The Iranian people, as well as their government, claim that they do not seek to achieve these goals by means of nuclear weapons. According to the American World Public Opinion Organization’s report of 7 April 2008, 58 percent of Iranians believe nuclear weapons violate the tenets of Islam and at the same time 81 percent consider “it is very important to have full fuel-cycle program” for peaceful purposes. That organization’s survey of 3 February showed that even the opponents of the government of President Mahmoud Ahmadinejad are “strongly committed to Iran’s nuclear program“.

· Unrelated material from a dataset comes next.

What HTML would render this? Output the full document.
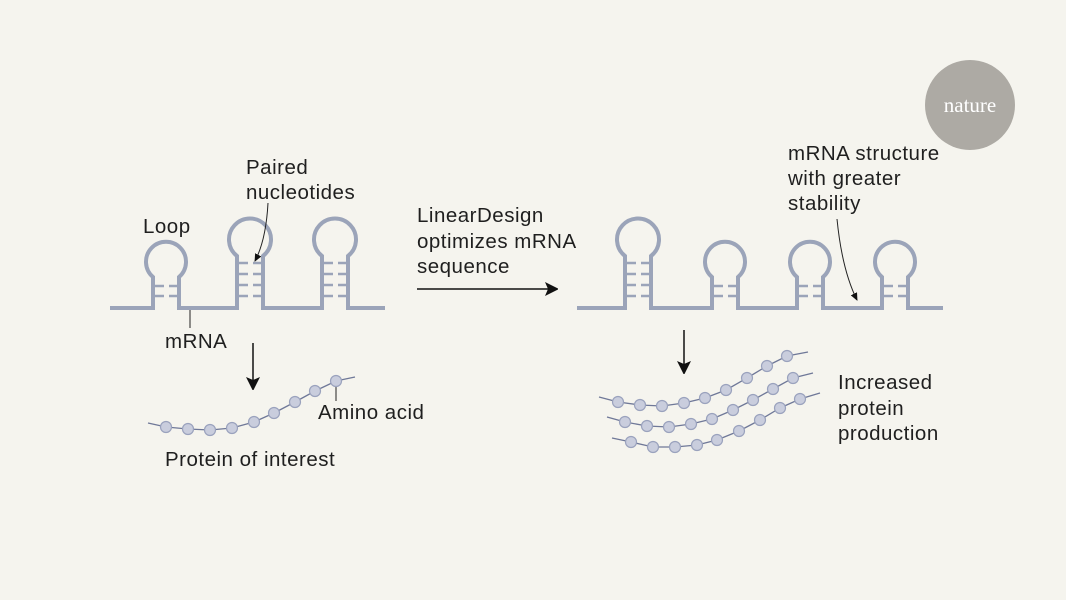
<!DOCTYPE html>
<html><head><meta charset="utf-8"><style>
html,body{margin:0;padding:0;background:#f5f4ee;}
svg{display:block}
text{font-family:"Liberation Sans",sans-serif;font-size:20.5px;letter-spacing:0.5px;fill:#1f1f1f;}
</style></head><body>
<svg width="1066" height="600" viewBox="0 0 1066 600" xmlns="http://www.w3.org/2000/svg">
<rect width="1066" height="600" fill="#f5f4ee"/>
<defs>
<marker id="ah" markerWidth="12" markerHeight="14" refX="13" refY="7" orient="auto" markerUnits="userSpaceOnUse"><path d="M0,0 L14,7 L0,14 L3,7 Z" fill="#111"/></marker>
<marker id="ahs" markerWidth="8" markerHeight="7" refX="7" refY="3.5" orient="auto" markerUnits="userSpaceOnUse"><path d="M0,0 L8,3.5 L0,7 Z" fill="#111"/></marker>
</defs>
<circle cx="970" cy="105" r="45" fill="#adaaa4"/>
<text x="970" y="112" text-anchor="middle" style="font-family:'Liberation Serif',serif;font-size:21px;letter-spacing:0;fill:#fff">nature</text>

<g fill="none" stroke="#9ba4b9" stroke-width="4" stroke-linejoin="miter">
<path d="M110,308 H153 V277 A20 20 0 1 1 179 277 V308 H237 V256 A21 21 0 1 1 263 256 V308 H322 V256 A21 21 0 1 1 348 256 V308 H385"/>
<path d="M577,308 H625 V256 A21 21 0 1 1 651 256 V308 H712 V277 A20 20 0 1 1 738 277 V308 H797 V277 A20 20 0 1 1 823 277 V308 H882 V277 A20 20 0 1 1 908 277 V308 H943"/>
</g>
<g stroke="#9ba4b9" stroke-width="2.5">
<path d="M155,286h9M169,286h9M155,296h9M169,296h9"/>
<path d="M714,286h9M728,286h9M714,296h9M728,296h9"/>
<path d="M799,286h9M813,286h9M799,296h9M813,296h9"/>
<path d="M884,286h9M898,286h9M884,296h9M898,296h9"/>
<path d="M239,263h9M253,263h9M239,274h9M253,274h9M239,285h9M253,285h9M239,296h9M253,296h9"/>
<path d="M324,263h9M338,263h9M324,274h9M338,274h9M324,285h9M338,285h9M324,296h9M338,296h9"/>
<path d="M627,263h9M641,263h9M627,274h9M641,274h9M627,285h9M641,285h9M627,296h9M641,296h9"/>
</g>

<path d="M268,203 Q266,240 255,261" fill="none" stroke="#222" stroke-width="1" marker-end="url(#ahs)"/>
<path d="M837,219 Q842,270 857,300" fill="none" stroke="#222" stroke-width="1" marker-end="url(#ahs)"/>
<line x1="190" y1="310" x2="190" y2="328" stroke="#222" stroke-width="1"/>
<line x1="336" y1="383" x2="336" y2="401" stroke="#222" stroke-width="1"/>

<line x1="417" y1="289" x2="558" y2="289" stroke="#111" stroke-width="1.5" marker-end="url(#ah)"/>
<line x1="253" y1="343" x2="253" y2="390" stroke="#111" stroke-width="1.5" marker-end="url(#ah)"/>
<line x1="684" y1="330" x2="684" y2="374" stroke="#111" stroke-width="1.5" marker-end="url(#ah)"/>

<g stroke="#6f7898" stroke-width="1.3" fill="none">
<polyline points="148,423 166,427 188,429 210,430 232,428 254,422 274,413 295,402 315,391 336,381 355,377"/>
<polyline points="599,397 618,402 640,405 662,406 684,403 705,398 726,390 747,378 767,366 787,356 808,352"/>
<polyline points="607,417 625,422 647,426 669,427 691,424 712,419 733,410 753,400 773,389 793,378 813,373"/>
<polyline points="612,438 631,442 653,447 675,447 697,445 717,440 739,431 760,420 780,408 800,399 820,393"/>
</g>
<g fill="#c9cddd" stroke="#9aa2bd" stroke-width="1.2">
<circle cx="166" cy="427" r="5.5"/><circle cx="188" cy="429" r="5.5"/><circle cx="210" cy="430" r="5.5"/><circle cx="232" cy="428" r="5.5"/><circle cx="254" cy="422" r="5.5"/><circle cx="274" cy="413" r="5.5"/><circle cx="295" cy="402" r="5.5"/><circle cx="315" cy="391" r="5.5"/><circle cx="336" cy="381" r="5.5"/>
<circle cx="618" cy="402" r="5.5"/><circle cx="640" cy="405" r="5.5"/><circle cx="662" cy="406" r="5.5"/><circle cx="684" cy="403" r="5.5"/><circle cx="705" cy="398" r="5.5"/><circle cx="726" cy="390" r="5.5"/><circle cx="747" cy="378" r="5.5"/><circle cx="767" cy="366" r="5.5"/><circle cx="787" cy="356" r="5.5"/>
<circle cx="625" cy="422" r="5.5"/><circle cx="647" cy="426" r="5.5"/><circle cx="669" cy="427" r="5.5"/><circle cx="691" cy="424" r="5.5"/><circle cx="712" cy="419" r="5.5"/><circle cx="733" cy="410" r="5.5"/><circle cx="753" cy="400" r="5.5"/><circle cx="773" cy="389" r="5.5"/><circle cx="793" cy="378" r="5.5"/>
<circle cx="631" cy="442" r="5.5"/><circle cx="653" cy="447" r="5.5"/><circle cx="675" cy="447" r="5.5"/><circle cx="697" cy="445" r="5.5"/><circle cx="717" cy="440" r="5.5"/><circle cx="739" cy="431" r="5.5"/><circle cx="760" cy="420" r="5.5"/><circle cx="780" cy="408" r="5.5"/><circle cx="800" cy="399" r="5.5"/>
</g>

<text x="246" y="174">Paired</text>
<text x="246" y="199">nucleotides</text>
<text x="143" y="233">Loop</text>
<text x="165" y="348">mRNA</text>
<text x="318" y="419">Amino acid</text>
<text x="165" y="466">Protein of interest</text>
<text x="417" y="222">LinearDesign</text>
<text x="417" y="248">optimizes mRNA</text>
<text x="417" y="273">sequence</text>
<text x="788" y="160">mRNA structure</text>
<text x="788" y="185">with greater</text>
<text x="788" y="210">stability</text>
<text x="838" y="389">Increased</text>
<text x="838" y="415">protein</text>
<text x="838" y="440">production</text>
</svg>
</body></html>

A majority of the Iranian people and their government also claim that they seek to project influence, not hegemonic power, in the Middle East. According to the AWPOO’s report of 7 April 2007, Iranian people want their government to cooperate with, not to dominate, other countries of the Middle East.

If neither the Iranian government nor the Iranian people want nuclear weapons at the present time, does that necessarily mean they will not go nuclear in the future? According to the U.S. National Intelligence Estimate of 2007, Iran is keeping its options open.

The key question therefore is under what circumstances Iran would likely opt to weaponize nuclear energy? If Iran feels its national security is under present and imminent threat of military attack, it is reasonable to assume it would seek to acquire the level of nuclear capability that is necessary for quick diversion to nuclear weapons.

Such an attack could presumably be launched by the United States so long as it insists that all options are on the table. Defense Secretary Robert M. Gates, however, is skeptical about the effectiveness of striking Iran’s nuclear facilities. He thinks a military attack might only delay its nuclear progress for a couple of years.

Moreover, at the moment the United States is seeking to impose new sanctions on Iran that are tougher than the previous ones. Sanctions by the United Nations Security Council, however, would require the consent of Russia and China. They, especially China, would prefer to continue negotiating with Iran, and the effectiveness of even more biting sanctions is highly debated.

The time is now for Washington to reopen negotiations with Iran. The current U.S. dual-track approach --- tougher sanctions and threats of military attack combined with negotiations --- is apt to degenerate into a one-track strategy of confrontation with Iran if the present tensions escalate even further. That would likely end the prospects of negotiating with Iran in the future. That would be the surest way to a self-fulfilling prophecy - driving Iran to seek national security in nuclear weapons.

Such a development would damage the United States’ interest in non-proliferation of nuclear weapons and prevention of a nuclear arms race in the Middle East, and it would scuttle the United States’ efforts to stabilize Iraq and Afghanistan toward the goal of withdrawing the bulk of the U.S. forces from these countries.

Confrontation with Iran could also lead to a third war front in the volatile Middle East with catastrophic consequences, including the disruption of the flow of Persian Gulf oil supplies to world markets resulting in an unprecedented rise in oil prices worldwide.

Most tragically, it would destroy the prospects of the pro-democracy movement of the Iranian people. If the Iranians feel their country is facing military attack they will rally around the flag, however much they may oppose their government.